Wetterlings seek answers, believe Jacob can be found
ST. JOSEPH -- The parents of Jacob Wetterling addressed the media outside their home Tuesday to say they still have hope that their long-missing son will come home. Even with the recent naming of Daniel Heinrich as a person of interest in their s...
ST. JOSEPH - The parents of Jacob Wetterling addressed the media outside their home Tuesday to say they still have hope that their long-missing son will come home.
Even with the recent naming of Daniel Heinrich as a person of interest in their son’s disappearance, Patty and Jerry Wetterling said Jacob’s case is far from over.
“We still don’t know who took Jacob,” Patty Wetterling said. “We have as many questions or more as all of you. We will let law enforcement and the courts and the process to continue.
“The one question we have said for 26 years is ‘Where’s Jacob?’ And that’s all we’re going to ask.”
Jacob Wetterling disappeared 26 years ago, on Oct. 22, 1989. He was on his way home from picking up a video from a convenience store at about 9:15 p.m. when a masked gunman approached Jacob, his brother and a friend.
Heinrich had been questioned in connection to Jacob’s disappearance, but was never charged. He has denied involvement in the Wetterling case.
After launching an exhaustive cold case investigation of area abductions, new DNA evidence tied Heinrich, now 52, to the abduction of a boy from Cold Spring just months before Jacob never came home. Investigators have examined links from the Cold Spring case to Jacob’s disappearance.
Heinrich also has been implicated in a series of assaults on young boys from 1986 to 1988 in nearby Paynesville, where Heinrich had previously lived. The Wetterlings praised the victims of those assaults who have come forward to offer information.
Jared Scheierl, the victim from the Cold Spring abduction and assault, is one such victim who has come forward to help with the Wetterling investigation. DNA from Heinrich was found to match DNA from Scheierl’s attacker, but the statute of limitations has expired on that case, meaning Heinrich is not able to be charged for the crime.
“We’re really, really proud of Jared and of the other victims in Paynesville that have come forward. There may be other victims. There may be other stories to share.”
The couple also thanked the media and the public for their efforts towards solving Jacob’s disappearance.
“We are so very, very grateful for the work that has gotten us to where we are today,” Jerry Wetterling said. “No one plays a more important role than you, everyday citizens reporting that little piece of information, when put with all the other information, that will bring Jacob home.”
Investigators found binders of child pornography in Heinrich’s Annandale home during a July 28 search.
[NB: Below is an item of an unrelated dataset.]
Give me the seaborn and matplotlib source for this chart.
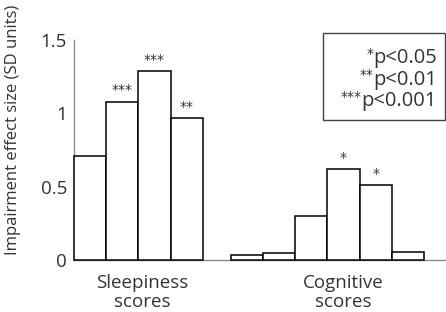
import numpy as np
import pandas as pd
import matplotlib
matplotlib.use("Agg")
import matplotlib.pyplot as plt
import seaborn as sns
from matplotlib.patches import Rectangle

# values
sleep_vals = [0.71, 1.08, 1.29, 0.97]
sleep_stars = ["", "***", "***", "**"]
cog_vals = [0.035, 0.05, 0.30, 0.62, 0.51, 0.052]
cog_stars = ["", "", "", "*", "*", ""]
group_labels = ["Sleepiness\nscores", "Cognitive\nscores"]
legend_stars = ["*", "**", "***"]
legend_text = ["p<0.05", "p<0.01", "p<0.001"]
y_ticks = [0, 0.5, 1, 1.5]
y_ticklabels = ["0", "0.5", "1", "1.5"]

TXT = "#333333"
GREY = "#8a8a8a"
STAR_FONT = ["DejaVu Sans"]
GAP = 0.875  # gap between the two groups, in bar widths


def build_frame():
    rows = []
    for i, (v, s) in enumerate(zip(sleep_vals, sleep_stars)):
        rows.append({"pos": i + 0.5, "value": v, "stars": s, "group": 0})
    start = len(sleep_vals) + GAP
    for i, (v, s) in enumerate(zip(cog_vals, cog_stars)):
        rows.append({"pos": start + i + 0.5, "value": v, "stars": s, "group": 1})
    return pd.DataFrame(rows)


def main():
    sns.set_style("white")
    plt.rcParams["font.family"] = ["Open Sans", "DejaVu Sans"]

    df = build_frame()

    fig = plt.figure(figsize=(4.46, 3.12), dpi=100)
    ax = fig.add_axes([0.166, 0.1667, 0.834, 0.7051])

    sns.barplot(data=df, x="pos", y="value", native_scale=True, width=1.0,
                color="white", edgecolor="black", linewidth=1.1,
                errorbar=None, ax=ax, zorder=3)
    for p in ax.patches:
        p.set_facecolor("white")
        p.set_clip_on(False)

    # significance stars over the bars
    for _, r in df.iterrows():
        if r["stars"]:
            ax.annotate(r["stars"], (r["pos"], r["value"]), xytext=(0, 3),
                        textcoords="offset points", ha="center", va="bottom",
                        fontsize=10, color=TXT, family=STAR_FONT)

    ax.set_xlim(0, 11.56)
    ax.set_ylim(0, 1.5)
    sns.despine(ax=ax)
    for side in ["left", "bottom"]:
        ax.spines[side].set_color(GREY)
        ax.spines[side].set_linewidth(1.0)

    ax.set_yticks(y_ticks)
    ax.set_yticklabels(y_ticklabels)
    ax.tick_params(axis="y", direction="in", length=4.5, width=1.0,
                   color=GREY, labelcolor=TXT, labelsize=13.5, pad=5)

    n_s = len(sleep_vals)
    centers = [n_s / 2 + 0.12, n_s + GAP + len(cog_vals) / 2 + 0.5]
    ax.set_xticks(centers)
    ax.set_xticklabels(group_labels, linespacing=1.1)
    ax.tick_params(axis="x", length=0, labelcolor=TXT, labelsize=13.5, pad=10)
    ax.set_xlabel("")
    ax.set_ylabel("Impairment effect size (SD units)", fontsize=12,
                  color=TXT)
    ax.yaxis.set_label_coords(-0.142, 0.59)

    # p-value key in a box at the top right
    fig.patches.append(Rectangle((323 / 446, 1 - 120 / 312), 122 / 446, 87 / 312,
                                 transform=fig.transFigure, fill=False,
                                 edgecolor="#444444", linewidth=1.0))
    fig.canvas.draw()
    renderer = fig.canvas.get_renderer()
    for i, (st, tx) in enumerate(zip(legend_stars, legend_text)):
        yc = 1 - (58 + 21.5 * i) / 312
        t = fig.text(437 / 446, yc, tx, ha="right", va="center",
                     fontsize=14.5, color=TXT)
        bb = t.get_window_extent(renderer)
        fig.text(bb.x0 / fig.bbox.width, yc + 0.014, st, ha="right",
                 va="center", fontsize=10, color=TXT, family=STAR_FONT)

    fig.savefig("out.png", dpi=100)


if __name__ == "__main__":
    main()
They also found boys clothing and video tapes of young boys in public.
No photos or video of Jacob were found.
The Wetterlings spoke little about Heinrich’s arrest during the six-minute press conference, and did not take any questions from reporters. Instead, they called for the community to continue searching for information about Jacob.
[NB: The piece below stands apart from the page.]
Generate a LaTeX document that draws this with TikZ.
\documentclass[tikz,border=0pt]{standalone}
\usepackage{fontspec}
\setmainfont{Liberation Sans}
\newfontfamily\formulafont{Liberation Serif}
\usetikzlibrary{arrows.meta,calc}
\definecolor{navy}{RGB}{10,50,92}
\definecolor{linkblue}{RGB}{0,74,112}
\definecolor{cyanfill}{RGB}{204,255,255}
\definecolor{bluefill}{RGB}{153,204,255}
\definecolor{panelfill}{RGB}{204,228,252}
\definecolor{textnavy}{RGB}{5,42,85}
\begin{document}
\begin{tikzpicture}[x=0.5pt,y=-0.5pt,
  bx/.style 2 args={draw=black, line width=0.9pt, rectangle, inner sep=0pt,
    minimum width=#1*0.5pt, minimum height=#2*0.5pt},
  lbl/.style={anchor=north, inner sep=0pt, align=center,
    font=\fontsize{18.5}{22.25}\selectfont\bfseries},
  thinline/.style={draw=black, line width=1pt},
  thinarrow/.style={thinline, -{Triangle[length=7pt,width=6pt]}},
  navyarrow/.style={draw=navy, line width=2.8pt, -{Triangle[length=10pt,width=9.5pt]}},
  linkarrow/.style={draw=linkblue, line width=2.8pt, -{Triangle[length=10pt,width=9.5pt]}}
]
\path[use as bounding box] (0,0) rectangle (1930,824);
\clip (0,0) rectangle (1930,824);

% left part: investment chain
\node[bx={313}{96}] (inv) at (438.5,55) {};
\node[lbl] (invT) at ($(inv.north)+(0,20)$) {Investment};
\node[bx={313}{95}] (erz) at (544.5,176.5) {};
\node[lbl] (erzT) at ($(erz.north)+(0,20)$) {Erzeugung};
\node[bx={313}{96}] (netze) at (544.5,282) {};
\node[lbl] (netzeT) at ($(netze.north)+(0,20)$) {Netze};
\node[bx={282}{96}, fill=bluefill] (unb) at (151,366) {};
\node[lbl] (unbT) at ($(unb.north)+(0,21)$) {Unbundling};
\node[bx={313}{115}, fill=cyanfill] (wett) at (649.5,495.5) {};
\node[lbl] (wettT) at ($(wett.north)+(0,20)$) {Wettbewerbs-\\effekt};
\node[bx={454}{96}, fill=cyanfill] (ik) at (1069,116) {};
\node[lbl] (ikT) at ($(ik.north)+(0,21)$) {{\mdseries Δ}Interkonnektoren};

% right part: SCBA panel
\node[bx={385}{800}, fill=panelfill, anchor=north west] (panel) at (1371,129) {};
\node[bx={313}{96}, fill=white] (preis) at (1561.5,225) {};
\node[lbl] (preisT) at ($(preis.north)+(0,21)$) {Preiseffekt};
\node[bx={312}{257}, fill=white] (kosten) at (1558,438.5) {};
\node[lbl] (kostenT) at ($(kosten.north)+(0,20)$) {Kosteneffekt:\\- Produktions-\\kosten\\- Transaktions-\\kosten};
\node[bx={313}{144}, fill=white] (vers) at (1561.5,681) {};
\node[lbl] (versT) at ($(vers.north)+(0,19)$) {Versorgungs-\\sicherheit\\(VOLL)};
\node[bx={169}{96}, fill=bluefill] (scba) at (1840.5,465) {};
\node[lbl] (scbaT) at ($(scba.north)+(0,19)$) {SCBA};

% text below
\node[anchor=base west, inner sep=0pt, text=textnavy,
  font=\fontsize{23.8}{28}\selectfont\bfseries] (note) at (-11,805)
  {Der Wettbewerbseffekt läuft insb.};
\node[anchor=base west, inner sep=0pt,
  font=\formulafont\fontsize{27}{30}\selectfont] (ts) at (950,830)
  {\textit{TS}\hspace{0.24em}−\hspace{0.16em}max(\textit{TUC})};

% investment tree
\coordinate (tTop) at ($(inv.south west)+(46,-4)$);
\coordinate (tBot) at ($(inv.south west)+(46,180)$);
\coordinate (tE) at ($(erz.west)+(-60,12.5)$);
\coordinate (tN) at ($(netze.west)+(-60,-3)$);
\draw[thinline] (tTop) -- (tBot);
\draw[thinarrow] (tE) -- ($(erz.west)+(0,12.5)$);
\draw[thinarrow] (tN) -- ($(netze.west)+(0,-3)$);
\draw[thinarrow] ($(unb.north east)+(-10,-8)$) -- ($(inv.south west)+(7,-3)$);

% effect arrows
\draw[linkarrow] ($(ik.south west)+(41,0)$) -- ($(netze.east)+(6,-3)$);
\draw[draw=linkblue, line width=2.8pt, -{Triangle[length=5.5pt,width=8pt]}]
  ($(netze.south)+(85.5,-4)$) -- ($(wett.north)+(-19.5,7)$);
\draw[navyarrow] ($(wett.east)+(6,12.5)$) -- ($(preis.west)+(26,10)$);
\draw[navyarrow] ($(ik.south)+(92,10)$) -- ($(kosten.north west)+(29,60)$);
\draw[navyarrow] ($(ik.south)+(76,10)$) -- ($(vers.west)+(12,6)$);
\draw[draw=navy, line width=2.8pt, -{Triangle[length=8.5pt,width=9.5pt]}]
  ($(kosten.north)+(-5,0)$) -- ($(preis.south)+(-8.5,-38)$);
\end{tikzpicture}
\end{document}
“I refuse to be silenced by this man,” Patty Wetterling said of Heinrich. “We don’t have the answers yet, but I refuse to be silenced.”
Heinrich made an initial court appearance for child pornography charges last week in U.S. District court in St. Paul, and is due to make a second appearance this week.
Since Jacob’s disappearance, Patty Wetterling has become a national voice in the search for missing children and serves as chairwoman of the National Center for Missing & Exploited Children’s board of directors.
“We have to also focus on preventing these things from happening so no family would ever have to go through this,” she said. “We can’t tolerate the victimization of children.
“We know that missing kids come home after long periods of time. You’ve seen those stories, I’ve met those families. I will still always, always hope until we have our answers.”